Rhetorical ploys in evidence presentations
Here is the beginning of a collection of rhetorical ploys in evidence presentations, verbal moves that replace real evidence.
FAUX CONSERVATISM This takes the form of “Our results are conservative; we made conservative assumptions about the model.” The claim is that possible biases in assumptions work against the view advanced by the researcher. This is in fact an implicit error statement. Such claims are sometimes a rhetorical tactic that substitutes verbal fudge factors for quantitative assessments of error. See for example the Boeing/Columbia slide with the headline: Review of test data indicates conservatism for tile penetration
IGNORING SELF-CONTRADICTION See the Boeing slide. See also Richard Feynman’s example in his Challenger report at page 137 of “What do you care what other people think?”:
SIGNIFICANCE This is a pun on “statistical significance.” Substantive significance is claimed as a result of statistical significance tests.
BIZARRE LEVELS OF STATISTICAL SIGNIFICANCE The null hypothesis is rejected at the .000000001 level and that extremeness is claimed as evidence for the researcher’s alternative hypothesis. The “significance” level is largely a function of the ridiculousness of the null hypothesis, the (sometimes contrived) sample size, and the data results. In these calculations, the assumption of the independence of observations is often ignored, thereby inflating the probability level.

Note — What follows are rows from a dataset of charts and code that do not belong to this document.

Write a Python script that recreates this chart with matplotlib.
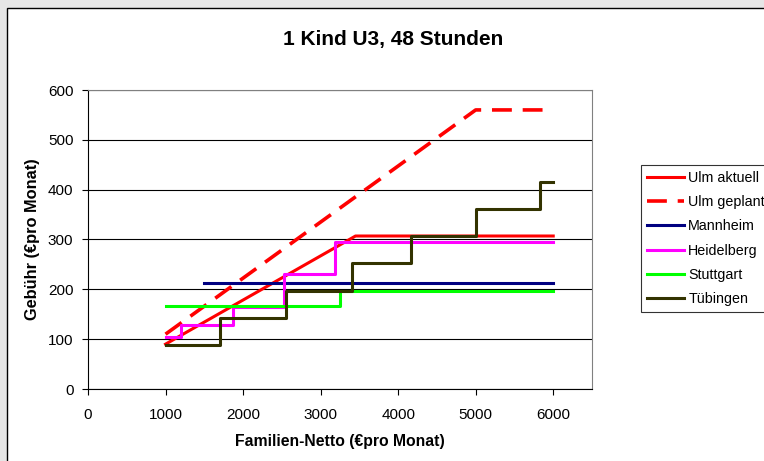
import numpy as np
import matplotlib.pyplot as plt
from matplotlib.patches import Rectangle

plt.rcParams['font.family'] = ['Liberation Sans', 'DejaVu Sans']

# Ulm aktuell / geplant (linear with cap)
ulm_akt_x = [1000, 3450, 6000]
ulm_akt_y = [90, 307, 307]
ulm_gep_x = [1000, 5000, 6000]
ulm_gep_y = [110, 560, 560]

# step series (value holds until next x)
mannheim_x = [1500, 6000]
mannheim_y = [212, 212]
heidelberg_x = [1000, 1200, 1875, 2525, 3190, 6000]
heidelberg_y = [105, 128, 164, 230, 294, 294]
stuttgart_x = [1000, 3250, 6000]
stuttgart_y = [167, 196, 196]
tuebingen_x = [1000, 1700, 2560, 3410, 4165, 5000, 5830, 6000]
tuebingen_y = [89, 142, 197, 252, 307, 361, 416, 416]

W, H = 764, 461
fig = plt.figure(figsize=(W / 100, H / 100), dpi=100)
fig.patch.set_facecolor('#e6e6e6')
fig.patches.append(Rectangle((7 / W, -0.05), 1.1, 1 - 8 / H + 0.05,
                             transform=fig.transFigure, facecolor='white',
                             edgecolor='black', linewidth=1.0, zorder=-10))

ax = fig.add_axes([88 / W, 1 - 389 / H, (592 - 88) / W, (389 - 90) / H])
ax.set_facecolor('white')

ax.plot(ulm_akt_x, ulm_akt_y, color='#ff0000', lw=2.2, label='Ulm aktuell')
ax.plot(ulm_gep_x, ulm_gep_y, color='#ff0000', lw=2.6, dashes=(5.5, 3),
        label='Ulm geplant')
ax.plot(mannheim_x, mannheim_y, color='#000080', lw=2.2, drawstyle='steps-post',
        label='Mannheim')
ax.plot(heidelberg_x, heidelberg_y, color='#ff00ff', lw=2.2, drawstyle='steps-post',
        label='Heidelberg')
ax.plot(stuttgart_x, stuttgart_y, color='#00ff00', lw=2.2, drawstyle='steps-post',
        label='Stuttgart')
ax.plot(tuebingen_x, tuebingen_y, color='#333300', lw=2.2, drawstyle='steps-post',
        label='Tübingen')

ax.set_xlim(0, 6500)
ax.set_ylim(0, 600)
ax.set_xticks(np.arange(0, 7000, 1000))
ax.set_yticks(np.arange(0, 700, 100))
ax.yaxis.grid(True, color='black', lw=0.8)
ax.set_axisbelow(True)
for s in ['top', 'right']:
    ax.spines[s].set_color('#808080')
for s in ['left', 'bottom']:
    ax.spines[s].set_color('black')
ax.tick_params(direction='out', length=4.5, labelsize=11, pad=6)
ax.tick_params(axis='x', pad=9)

ax.set_xlabel('Familien-Netto (€pro Monat)', fontsize=11.3, fontweight='bold', labelpad=9)
ax.set_ylabel('Gebühr (€pro Monat)', fontsize=11.8, fontweight='bold', labelpad=6)
fig.text(393 / W, 1 - 40 / H, '1 Kind U3, 48 Stunden', ha='center', va='center',
         fontsize=15, fontweight='bold')

leg = fig.legend(loc='upper left', bbox_to_anchor=(641 / W, 1 - 165 / H),
                 fontsize=10.3, frameon=True, fancybox=False, handlelength=2.6,
                 handletextpad=0.3, labelspacing=0.72, borderpad=0.4,
                 borderaxespad=0)
leg.get_frame().set_edgecolor('black')
leg.get_frame().set_linewidth(0.8)

fig.savefig('out.png', dpi=100)
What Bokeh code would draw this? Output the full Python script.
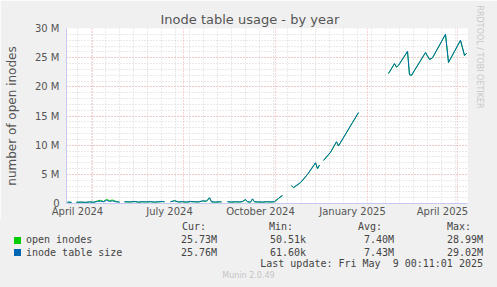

EDITORIAL ADVERBS PLACED IN FRONT OF NUMBERS Characterizing the data in advance of saying what the data are. Note the 2 uses of the word “only” in this news report: “Despite the costs, there is a limit to what the public will accept, according to the poll presented to the Harvard forum. Only 41 percent supported a special tax on junk food – an idea Sturm said would be difficult to administer – and only 37 percent said they strongly supported requiring restaurants to list calorie content on their menus.” (Extra Pounds Cost Big Dollars: Rise In U.S. Obesity Labeled A Crisis, August 16, 2003, by John A. MacDonald) Note also the “only 37 percent said they strongly supported”; how many supported, strongly or not so strongly? How many strongly opposed?